• [The task]: Copy the listing below line for line, starting at its first line and ending with the line that has "const yTicks = [-210, -200, -190, -180, -170, -160, -150];" in it. Add nothing.

• [Given information]:
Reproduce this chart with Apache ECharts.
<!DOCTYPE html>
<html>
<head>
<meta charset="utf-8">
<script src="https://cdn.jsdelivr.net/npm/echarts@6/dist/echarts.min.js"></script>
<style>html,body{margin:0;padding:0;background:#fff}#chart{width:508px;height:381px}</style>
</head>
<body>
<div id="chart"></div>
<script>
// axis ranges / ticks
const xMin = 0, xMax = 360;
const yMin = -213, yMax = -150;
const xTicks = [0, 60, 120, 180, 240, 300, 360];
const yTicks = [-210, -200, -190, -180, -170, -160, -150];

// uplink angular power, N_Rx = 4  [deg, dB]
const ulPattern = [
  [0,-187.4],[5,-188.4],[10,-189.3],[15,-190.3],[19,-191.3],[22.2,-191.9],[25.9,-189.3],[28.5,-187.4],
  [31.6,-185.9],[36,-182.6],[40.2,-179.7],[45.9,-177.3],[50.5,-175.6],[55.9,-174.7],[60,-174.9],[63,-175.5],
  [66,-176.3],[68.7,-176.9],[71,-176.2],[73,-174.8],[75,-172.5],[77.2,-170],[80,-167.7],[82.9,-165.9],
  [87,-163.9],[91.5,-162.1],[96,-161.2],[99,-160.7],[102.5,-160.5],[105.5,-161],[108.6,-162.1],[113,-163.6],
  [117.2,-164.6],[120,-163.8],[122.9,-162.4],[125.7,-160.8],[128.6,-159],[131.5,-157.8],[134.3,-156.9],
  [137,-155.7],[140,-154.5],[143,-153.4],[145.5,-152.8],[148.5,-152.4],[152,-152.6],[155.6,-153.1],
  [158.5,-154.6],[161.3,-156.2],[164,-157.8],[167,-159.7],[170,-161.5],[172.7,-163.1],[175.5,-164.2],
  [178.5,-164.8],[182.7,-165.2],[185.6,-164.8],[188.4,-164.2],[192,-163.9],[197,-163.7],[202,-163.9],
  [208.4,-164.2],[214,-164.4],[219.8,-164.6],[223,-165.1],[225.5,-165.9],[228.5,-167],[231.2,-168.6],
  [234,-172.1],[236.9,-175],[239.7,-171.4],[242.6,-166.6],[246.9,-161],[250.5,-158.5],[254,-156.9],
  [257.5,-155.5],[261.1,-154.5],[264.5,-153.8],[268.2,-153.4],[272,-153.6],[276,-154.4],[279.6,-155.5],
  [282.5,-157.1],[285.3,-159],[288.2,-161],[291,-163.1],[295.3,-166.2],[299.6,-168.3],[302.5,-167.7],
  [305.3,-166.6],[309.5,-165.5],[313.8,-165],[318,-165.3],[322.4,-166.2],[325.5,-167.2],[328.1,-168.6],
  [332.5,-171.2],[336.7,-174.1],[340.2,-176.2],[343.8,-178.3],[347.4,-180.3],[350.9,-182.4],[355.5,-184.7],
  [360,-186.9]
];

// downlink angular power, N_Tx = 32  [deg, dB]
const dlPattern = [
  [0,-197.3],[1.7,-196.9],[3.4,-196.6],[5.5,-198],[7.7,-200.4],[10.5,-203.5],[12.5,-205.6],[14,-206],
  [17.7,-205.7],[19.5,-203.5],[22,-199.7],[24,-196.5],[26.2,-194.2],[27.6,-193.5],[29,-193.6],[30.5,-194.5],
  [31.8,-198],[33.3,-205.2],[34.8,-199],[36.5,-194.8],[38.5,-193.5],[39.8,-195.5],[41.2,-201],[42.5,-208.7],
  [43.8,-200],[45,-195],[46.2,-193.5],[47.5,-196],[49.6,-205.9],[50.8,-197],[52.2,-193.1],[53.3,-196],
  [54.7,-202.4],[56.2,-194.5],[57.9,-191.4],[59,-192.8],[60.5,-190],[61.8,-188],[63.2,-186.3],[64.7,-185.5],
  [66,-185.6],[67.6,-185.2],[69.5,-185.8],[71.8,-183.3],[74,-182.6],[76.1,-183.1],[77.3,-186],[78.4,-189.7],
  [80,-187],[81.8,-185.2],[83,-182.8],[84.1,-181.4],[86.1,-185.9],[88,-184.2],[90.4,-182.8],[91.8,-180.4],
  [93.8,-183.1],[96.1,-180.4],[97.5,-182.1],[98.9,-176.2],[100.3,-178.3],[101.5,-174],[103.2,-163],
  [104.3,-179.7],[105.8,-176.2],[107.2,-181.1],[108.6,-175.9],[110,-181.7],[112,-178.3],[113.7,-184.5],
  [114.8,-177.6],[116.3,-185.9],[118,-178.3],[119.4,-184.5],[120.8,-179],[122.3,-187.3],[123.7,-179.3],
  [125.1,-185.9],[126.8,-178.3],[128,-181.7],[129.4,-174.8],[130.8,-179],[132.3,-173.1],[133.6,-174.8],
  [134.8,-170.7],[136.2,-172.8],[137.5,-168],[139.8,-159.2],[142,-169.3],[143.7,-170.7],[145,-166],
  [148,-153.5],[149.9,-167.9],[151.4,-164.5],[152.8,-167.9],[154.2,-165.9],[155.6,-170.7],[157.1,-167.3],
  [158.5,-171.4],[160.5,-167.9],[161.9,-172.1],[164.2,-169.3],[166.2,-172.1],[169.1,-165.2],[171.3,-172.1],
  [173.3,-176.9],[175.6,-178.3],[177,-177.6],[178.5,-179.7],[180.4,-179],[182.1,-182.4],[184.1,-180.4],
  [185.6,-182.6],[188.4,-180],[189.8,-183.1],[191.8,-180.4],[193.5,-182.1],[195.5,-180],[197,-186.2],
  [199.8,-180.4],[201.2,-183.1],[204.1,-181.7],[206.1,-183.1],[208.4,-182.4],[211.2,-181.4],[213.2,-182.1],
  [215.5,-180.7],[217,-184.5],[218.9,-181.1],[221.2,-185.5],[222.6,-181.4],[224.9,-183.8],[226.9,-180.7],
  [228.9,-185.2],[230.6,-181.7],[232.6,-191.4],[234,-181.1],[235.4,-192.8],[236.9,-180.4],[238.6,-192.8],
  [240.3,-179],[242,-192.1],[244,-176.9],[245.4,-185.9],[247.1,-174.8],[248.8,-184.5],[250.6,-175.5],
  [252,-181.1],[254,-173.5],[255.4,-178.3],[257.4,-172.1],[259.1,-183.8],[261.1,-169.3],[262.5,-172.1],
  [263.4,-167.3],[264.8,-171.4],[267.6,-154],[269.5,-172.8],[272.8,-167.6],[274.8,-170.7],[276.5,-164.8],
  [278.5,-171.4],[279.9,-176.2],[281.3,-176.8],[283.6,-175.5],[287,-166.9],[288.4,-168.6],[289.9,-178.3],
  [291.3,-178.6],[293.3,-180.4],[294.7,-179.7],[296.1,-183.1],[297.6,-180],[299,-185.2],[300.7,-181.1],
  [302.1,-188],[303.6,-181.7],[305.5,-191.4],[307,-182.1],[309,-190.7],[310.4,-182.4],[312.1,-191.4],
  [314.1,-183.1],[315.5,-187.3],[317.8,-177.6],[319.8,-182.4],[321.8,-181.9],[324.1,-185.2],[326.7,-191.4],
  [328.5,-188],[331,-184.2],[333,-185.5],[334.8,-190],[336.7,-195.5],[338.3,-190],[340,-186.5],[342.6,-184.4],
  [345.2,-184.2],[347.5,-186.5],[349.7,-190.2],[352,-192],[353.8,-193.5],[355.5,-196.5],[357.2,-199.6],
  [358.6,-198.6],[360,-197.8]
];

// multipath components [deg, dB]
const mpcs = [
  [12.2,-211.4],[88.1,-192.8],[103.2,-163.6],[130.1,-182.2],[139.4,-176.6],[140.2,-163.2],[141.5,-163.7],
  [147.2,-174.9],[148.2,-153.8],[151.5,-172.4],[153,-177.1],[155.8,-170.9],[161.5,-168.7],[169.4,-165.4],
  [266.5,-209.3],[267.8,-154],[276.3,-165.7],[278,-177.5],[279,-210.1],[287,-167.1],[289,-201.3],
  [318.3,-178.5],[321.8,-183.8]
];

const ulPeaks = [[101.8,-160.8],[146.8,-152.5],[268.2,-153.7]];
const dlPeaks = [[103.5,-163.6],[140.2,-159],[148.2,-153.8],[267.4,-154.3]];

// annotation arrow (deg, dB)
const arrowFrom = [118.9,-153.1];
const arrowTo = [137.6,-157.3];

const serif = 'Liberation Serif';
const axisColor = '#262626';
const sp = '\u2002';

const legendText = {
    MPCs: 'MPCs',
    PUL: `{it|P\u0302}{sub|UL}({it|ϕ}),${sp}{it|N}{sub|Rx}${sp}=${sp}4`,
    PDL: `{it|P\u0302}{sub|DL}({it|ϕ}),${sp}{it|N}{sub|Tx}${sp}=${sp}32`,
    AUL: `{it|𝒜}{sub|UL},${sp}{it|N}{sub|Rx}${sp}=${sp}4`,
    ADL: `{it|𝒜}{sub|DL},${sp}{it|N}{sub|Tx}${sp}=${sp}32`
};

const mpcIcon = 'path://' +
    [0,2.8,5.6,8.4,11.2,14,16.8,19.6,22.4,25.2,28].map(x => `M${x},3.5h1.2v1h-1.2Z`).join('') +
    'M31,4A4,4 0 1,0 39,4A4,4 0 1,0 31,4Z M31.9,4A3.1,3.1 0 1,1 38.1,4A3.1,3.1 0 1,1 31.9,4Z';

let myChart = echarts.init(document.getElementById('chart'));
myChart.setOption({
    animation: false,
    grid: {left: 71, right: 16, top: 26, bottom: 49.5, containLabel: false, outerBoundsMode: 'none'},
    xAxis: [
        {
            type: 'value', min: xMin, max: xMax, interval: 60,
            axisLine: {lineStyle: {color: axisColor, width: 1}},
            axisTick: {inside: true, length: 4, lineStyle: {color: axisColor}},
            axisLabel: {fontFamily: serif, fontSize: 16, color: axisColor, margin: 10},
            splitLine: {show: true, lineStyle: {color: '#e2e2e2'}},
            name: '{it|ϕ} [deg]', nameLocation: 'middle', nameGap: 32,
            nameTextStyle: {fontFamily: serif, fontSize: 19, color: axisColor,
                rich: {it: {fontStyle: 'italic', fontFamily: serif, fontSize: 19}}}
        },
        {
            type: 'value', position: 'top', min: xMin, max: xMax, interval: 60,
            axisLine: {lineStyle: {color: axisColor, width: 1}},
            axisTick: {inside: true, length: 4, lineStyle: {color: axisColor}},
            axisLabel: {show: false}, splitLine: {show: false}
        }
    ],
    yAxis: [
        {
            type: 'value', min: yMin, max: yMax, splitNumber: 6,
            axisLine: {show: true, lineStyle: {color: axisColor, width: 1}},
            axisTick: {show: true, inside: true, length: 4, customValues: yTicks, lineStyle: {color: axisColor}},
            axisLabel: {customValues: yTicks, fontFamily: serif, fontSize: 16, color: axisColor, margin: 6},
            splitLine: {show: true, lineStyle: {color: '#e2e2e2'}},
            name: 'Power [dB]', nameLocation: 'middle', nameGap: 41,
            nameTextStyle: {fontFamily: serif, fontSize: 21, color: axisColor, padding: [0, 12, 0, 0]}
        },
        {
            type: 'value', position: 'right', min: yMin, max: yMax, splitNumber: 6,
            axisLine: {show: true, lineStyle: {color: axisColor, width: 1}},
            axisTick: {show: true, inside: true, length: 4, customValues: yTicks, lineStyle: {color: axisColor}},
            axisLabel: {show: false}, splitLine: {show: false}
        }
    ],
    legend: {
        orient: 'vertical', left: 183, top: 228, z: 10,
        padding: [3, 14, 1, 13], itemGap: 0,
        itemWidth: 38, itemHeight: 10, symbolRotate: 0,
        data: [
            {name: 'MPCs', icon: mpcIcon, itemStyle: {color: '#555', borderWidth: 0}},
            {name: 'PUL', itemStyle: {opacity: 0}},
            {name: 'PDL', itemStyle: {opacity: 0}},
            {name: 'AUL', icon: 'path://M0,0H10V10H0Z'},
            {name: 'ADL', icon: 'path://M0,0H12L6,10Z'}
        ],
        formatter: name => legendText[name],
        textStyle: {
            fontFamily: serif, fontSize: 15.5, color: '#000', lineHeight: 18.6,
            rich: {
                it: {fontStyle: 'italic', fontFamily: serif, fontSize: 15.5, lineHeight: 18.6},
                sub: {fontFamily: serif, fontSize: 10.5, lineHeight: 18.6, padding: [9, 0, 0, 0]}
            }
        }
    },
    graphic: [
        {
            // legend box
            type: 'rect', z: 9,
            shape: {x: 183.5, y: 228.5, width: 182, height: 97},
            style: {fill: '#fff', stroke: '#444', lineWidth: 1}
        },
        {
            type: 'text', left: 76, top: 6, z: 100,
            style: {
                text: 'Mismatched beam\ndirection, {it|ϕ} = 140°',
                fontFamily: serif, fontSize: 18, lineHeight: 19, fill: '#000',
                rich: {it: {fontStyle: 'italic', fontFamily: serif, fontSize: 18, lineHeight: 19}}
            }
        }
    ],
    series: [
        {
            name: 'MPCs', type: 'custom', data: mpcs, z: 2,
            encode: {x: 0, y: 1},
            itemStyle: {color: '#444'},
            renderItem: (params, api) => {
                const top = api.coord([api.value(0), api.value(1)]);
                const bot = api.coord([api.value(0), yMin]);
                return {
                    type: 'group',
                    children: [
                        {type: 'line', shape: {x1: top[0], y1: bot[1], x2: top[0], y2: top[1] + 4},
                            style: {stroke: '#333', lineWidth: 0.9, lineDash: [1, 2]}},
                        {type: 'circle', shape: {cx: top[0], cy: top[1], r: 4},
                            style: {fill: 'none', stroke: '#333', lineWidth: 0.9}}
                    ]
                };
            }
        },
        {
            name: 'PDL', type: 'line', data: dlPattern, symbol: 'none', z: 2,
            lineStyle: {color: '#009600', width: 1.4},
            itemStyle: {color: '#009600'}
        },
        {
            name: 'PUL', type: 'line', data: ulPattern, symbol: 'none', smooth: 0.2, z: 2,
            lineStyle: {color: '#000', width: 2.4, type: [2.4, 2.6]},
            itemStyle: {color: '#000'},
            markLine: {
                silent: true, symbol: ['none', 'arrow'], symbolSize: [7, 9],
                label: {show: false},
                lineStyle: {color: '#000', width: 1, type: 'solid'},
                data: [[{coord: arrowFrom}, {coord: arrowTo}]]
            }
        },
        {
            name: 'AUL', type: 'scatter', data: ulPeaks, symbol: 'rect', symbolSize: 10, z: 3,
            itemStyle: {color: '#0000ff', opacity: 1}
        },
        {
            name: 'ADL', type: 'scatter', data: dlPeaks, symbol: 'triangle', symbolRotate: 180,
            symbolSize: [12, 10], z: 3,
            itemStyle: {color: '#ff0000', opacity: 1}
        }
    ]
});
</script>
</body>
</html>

• [Exercise output]:
Reproduce this chart with Apache ECharts.
<!DOCTYPE html>
<html>
<head>
<meta charset="utf-8">
<script src="https://cdn.jsdelivr.net/npm/echarts@6/dist/echarts.min.js"></script>
<style>html,body{margin:0;padding:0;background:#fff}#chart{width:508px;height:381px}</style>
</head>
<body>
<div id="chart"></div>
<script>
// axis ranges / ticks
const xMin = 0, xMax = 360;
const yMin = -213, yMax = -150;
const xTicks = [0, 60, 120, 180, 240, 300, 360];
const yTicks = [-210, -200, -190, -180, -170, -160, -150];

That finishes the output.